Identify the lines that contain the word "matplotlib", then copy them.

*RECORDED INFORMATION*.

────────────────────

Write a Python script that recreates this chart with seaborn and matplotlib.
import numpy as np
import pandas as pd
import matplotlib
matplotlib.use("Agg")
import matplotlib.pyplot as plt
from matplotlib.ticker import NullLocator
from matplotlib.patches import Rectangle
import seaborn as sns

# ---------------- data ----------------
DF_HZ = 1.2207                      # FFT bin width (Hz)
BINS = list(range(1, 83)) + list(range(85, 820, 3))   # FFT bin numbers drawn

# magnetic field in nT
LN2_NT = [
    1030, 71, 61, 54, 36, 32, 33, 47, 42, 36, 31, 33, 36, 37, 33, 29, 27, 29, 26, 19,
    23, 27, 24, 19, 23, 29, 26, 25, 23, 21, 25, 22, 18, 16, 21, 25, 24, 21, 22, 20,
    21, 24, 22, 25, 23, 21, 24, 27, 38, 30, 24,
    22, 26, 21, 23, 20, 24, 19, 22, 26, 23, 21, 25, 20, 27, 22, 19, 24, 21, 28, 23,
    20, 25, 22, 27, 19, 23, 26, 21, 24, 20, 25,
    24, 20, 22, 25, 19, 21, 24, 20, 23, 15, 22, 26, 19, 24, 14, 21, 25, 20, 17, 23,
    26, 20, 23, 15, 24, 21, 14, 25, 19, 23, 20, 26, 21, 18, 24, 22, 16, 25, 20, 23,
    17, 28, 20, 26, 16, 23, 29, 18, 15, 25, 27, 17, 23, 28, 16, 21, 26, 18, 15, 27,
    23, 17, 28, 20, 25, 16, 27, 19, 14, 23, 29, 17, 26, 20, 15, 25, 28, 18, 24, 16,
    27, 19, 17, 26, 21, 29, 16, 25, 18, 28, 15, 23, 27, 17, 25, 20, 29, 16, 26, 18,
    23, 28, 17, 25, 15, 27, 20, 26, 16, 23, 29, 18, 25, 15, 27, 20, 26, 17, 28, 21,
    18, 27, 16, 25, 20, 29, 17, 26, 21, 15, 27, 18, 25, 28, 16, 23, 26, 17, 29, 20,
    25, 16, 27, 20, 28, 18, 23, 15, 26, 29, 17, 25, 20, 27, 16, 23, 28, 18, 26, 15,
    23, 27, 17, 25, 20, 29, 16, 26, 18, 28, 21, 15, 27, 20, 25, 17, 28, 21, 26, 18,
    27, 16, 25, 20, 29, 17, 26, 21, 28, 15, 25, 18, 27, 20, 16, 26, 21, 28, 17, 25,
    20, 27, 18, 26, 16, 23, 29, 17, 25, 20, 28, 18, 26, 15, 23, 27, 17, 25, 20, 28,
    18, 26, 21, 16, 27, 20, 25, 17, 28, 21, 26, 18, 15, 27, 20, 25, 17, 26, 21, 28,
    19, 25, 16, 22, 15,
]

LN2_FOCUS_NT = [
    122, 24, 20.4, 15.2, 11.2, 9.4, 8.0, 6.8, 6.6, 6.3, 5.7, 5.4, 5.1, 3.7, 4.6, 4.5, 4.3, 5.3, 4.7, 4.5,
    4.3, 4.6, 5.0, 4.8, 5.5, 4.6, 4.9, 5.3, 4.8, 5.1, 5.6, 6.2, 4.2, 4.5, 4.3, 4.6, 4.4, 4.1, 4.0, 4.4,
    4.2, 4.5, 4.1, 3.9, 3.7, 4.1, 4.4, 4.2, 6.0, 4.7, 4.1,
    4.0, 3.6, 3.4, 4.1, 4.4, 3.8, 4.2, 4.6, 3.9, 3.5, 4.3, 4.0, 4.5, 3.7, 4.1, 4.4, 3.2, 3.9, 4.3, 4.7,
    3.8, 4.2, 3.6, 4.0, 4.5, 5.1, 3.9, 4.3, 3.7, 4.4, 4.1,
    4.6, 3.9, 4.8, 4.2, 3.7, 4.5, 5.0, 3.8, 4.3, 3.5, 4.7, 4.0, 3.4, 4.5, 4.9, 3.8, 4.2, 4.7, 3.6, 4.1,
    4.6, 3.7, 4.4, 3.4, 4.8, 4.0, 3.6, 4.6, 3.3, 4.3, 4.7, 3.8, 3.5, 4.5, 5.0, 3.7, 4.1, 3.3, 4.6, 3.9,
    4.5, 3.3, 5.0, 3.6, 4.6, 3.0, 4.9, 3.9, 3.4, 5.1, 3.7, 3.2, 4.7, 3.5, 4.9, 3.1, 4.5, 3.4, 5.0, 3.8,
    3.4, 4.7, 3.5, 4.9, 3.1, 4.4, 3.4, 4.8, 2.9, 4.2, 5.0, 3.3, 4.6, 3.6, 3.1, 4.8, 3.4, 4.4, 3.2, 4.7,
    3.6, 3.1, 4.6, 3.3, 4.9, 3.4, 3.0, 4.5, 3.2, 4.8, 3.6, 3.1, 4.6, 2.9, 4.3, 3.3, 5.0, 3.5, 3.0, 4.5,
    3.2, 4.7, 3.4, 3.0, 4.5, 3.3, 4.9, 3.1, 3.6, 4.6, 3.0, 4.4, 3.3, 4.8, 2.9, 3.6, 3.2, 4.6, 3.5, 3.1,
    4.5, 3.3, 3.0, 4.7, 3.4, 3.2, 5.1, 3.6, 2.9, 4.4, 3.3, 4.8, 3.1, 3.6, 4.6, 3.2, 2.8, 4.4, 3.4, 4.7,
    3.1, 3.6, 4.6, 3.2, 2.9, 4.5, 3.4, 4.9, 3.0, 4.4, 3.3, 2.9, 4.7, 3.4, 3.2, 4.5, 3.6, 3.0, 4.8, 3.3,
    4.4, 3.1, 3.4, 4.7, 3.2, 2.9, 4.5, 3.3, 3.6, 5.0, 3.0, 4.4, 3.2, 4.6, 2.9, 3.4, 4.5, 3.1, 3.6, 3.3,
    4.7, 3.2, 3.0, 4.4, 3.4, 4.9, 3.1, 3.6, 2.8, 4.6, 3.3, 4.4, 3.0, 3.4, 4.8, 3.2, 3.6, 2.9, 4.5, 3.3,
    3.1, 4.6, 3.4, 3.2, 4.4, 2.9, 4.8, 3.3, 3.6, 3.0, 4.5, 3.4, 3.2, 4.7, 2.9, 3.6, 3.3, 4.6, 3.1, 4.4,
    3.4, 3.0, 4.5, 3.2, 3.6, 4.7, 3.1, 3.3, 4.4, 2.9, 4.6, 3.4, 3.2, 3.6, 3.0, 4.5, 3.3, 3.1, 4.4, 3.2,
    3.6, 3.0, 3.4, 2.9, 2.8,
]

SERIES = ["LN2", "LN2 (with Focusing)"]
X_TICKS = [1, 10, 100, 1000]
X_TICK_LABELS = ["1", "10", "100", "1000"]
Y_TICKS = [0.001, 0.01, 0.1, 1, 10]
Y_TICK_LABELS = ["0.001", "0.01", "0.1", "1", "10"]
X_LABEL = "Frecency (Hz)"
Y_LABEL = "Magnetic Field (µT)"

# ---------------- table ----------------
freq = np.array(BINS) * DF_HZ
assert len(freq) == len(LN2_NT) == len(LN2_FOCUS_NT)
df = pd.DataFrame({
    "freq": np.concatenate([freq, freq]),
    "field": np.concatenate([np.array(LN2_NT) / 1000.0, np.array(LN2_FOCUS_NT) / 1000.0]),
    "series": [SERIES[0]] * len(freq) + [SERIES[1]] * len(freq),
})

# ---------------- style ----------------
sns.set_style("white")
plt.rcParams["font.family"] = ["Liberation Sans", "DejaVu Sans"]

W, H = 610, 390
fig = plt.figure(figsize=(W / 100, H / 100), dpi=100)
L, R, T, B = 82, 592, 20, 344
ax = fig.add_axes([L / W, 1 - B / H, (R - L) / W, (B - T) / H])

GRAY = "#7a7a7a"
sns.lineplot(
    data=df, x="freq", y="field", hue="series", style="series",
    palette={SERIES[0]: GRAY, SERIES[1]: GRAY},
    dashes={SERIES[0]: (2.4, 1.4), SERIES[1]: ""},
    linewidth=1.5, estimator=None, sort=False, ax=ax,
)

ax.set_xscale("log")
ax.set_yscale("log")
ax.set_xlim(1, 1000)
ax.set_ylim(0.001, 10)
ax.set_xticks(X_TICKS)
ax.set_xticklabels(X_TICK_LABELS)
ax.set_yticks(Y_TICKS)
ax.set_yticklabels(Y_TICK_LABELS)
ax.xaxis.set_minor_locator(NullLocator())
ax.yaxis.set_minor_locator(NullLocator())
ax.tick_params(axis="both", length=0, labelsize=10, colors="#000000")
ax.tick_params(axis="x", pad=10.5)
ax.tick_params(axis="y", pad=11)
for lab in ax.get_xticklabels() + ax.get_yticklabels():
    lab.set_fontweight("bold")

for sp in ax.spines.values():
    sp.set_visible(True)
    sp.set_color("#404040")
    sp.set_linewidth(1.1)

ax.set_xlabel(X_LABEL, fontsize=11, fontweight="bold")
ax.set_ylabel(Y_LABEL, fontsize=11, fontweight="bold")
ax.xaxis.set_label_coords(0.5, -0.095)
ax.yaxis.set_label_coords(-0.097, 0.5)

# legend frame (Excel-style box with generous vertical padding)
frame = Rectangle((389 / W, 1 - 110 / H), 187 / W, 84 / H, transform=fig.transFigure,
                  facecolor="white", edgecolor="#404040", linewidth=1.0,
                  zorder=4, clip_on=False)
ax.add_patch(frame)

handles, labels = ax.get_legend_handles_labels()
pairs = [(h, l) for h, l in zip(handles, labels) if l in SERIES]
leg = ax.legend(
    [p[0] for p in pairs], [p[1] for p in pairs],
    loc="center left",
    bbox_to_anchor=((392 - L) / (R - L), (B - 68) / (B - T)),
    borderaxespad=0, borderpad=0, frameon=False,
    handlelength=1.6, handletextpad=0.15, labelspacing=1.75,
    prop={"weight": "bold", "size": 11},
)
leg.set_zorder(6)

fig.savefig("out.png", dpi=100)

────────────────────

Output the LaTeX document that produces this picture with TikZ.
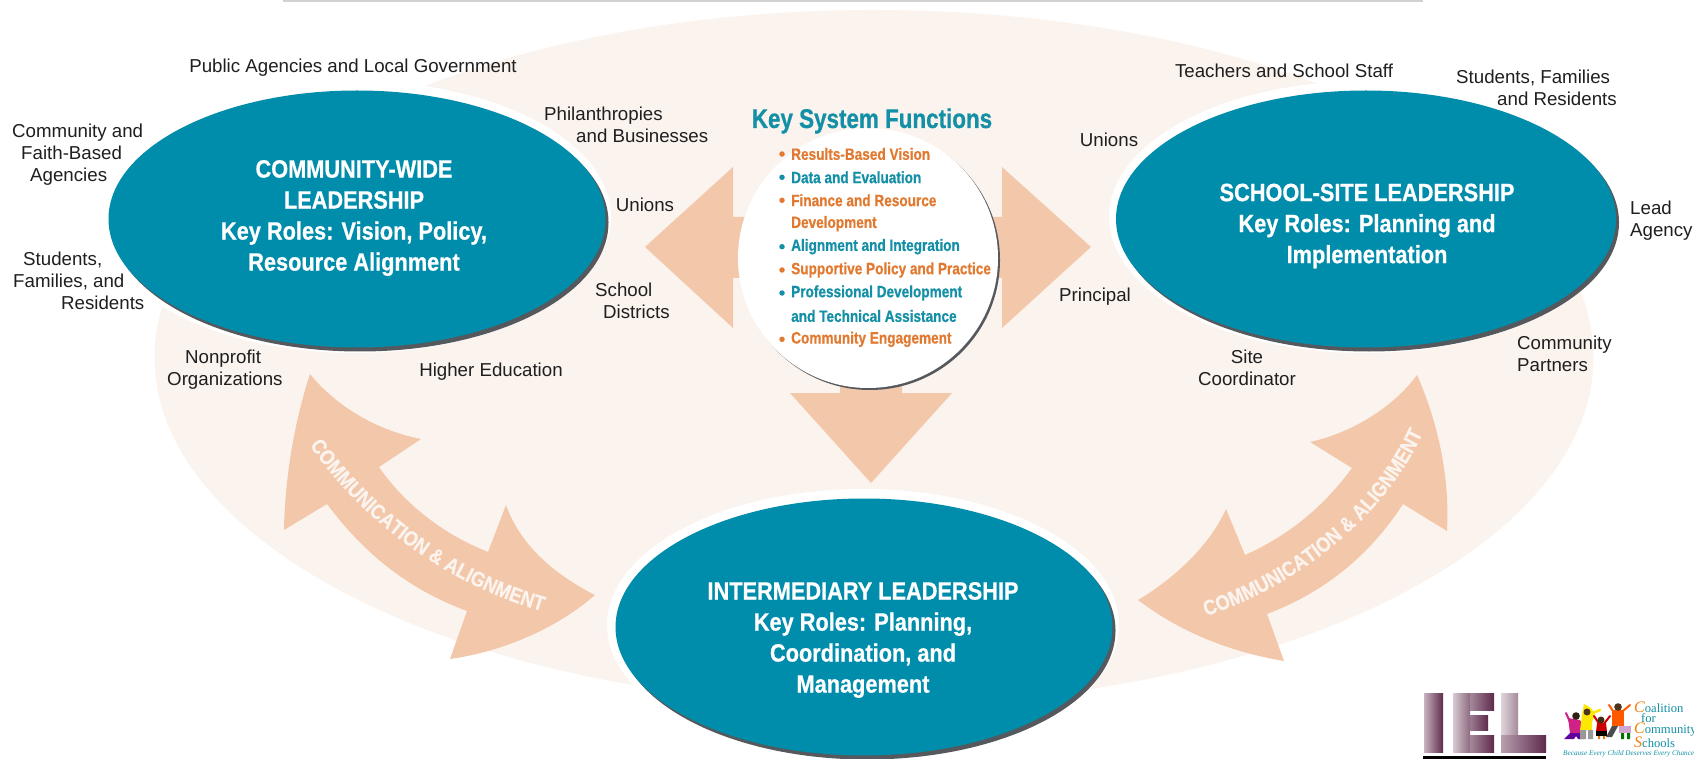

────────────────────

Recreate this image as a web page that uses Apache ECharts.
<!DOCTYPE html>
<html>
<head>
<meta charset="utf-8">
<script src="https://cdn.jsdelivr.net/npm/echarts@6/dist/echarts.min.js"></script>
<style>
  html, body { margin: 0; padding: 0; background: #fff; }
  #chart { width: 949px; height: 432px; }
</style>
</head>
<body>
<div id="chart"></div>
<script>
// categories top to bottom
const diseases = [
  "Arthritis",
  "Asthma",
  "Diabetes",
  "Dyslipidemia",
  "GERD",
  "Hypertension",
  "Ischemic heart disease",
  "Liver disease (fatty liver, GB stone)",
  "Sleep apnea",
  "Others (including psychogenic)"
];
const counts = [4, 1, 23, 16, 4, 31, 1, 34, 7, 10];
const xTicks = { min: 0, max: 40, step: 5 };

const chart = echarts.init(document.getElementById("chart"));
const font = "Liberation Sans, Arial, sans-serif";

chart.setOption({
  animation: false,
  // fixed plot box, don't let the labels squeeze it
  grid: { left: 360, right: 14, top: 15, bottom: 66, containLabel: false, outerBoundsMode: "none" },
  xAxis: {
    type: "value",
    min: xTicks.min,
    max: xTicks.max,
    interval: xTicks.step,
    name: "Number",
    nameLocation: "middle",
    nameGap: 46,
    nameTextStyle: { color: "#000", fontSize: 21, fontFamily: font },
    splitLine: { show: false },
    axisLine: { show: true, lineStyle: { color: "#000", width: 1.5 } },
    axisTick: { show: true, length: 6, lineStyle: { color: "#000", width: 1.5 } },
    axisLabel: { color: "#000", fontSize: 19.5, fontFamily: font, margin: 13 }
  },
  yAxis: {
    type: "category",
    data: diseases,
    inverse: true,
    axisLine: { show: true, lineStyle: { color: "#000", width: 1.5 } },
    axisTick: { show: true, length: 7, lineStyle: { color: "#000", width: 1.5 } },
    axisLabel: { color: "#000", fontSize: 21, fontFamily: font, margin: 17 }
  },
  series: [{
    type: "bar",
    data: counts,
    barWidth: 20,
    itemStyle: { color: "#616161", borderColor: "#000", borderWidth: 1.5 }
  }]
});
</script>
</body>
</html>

────────────────────

*RESPONSE BELOW*.
Write a Python script that recreates this chart with seaborn and matplotlib.
import matplotlib
matplotlib.use("Agg")
import matplotlib.pyplot as plt
from matplotlib.ticker import NullLocator
from matplotlib.patches import Rectangle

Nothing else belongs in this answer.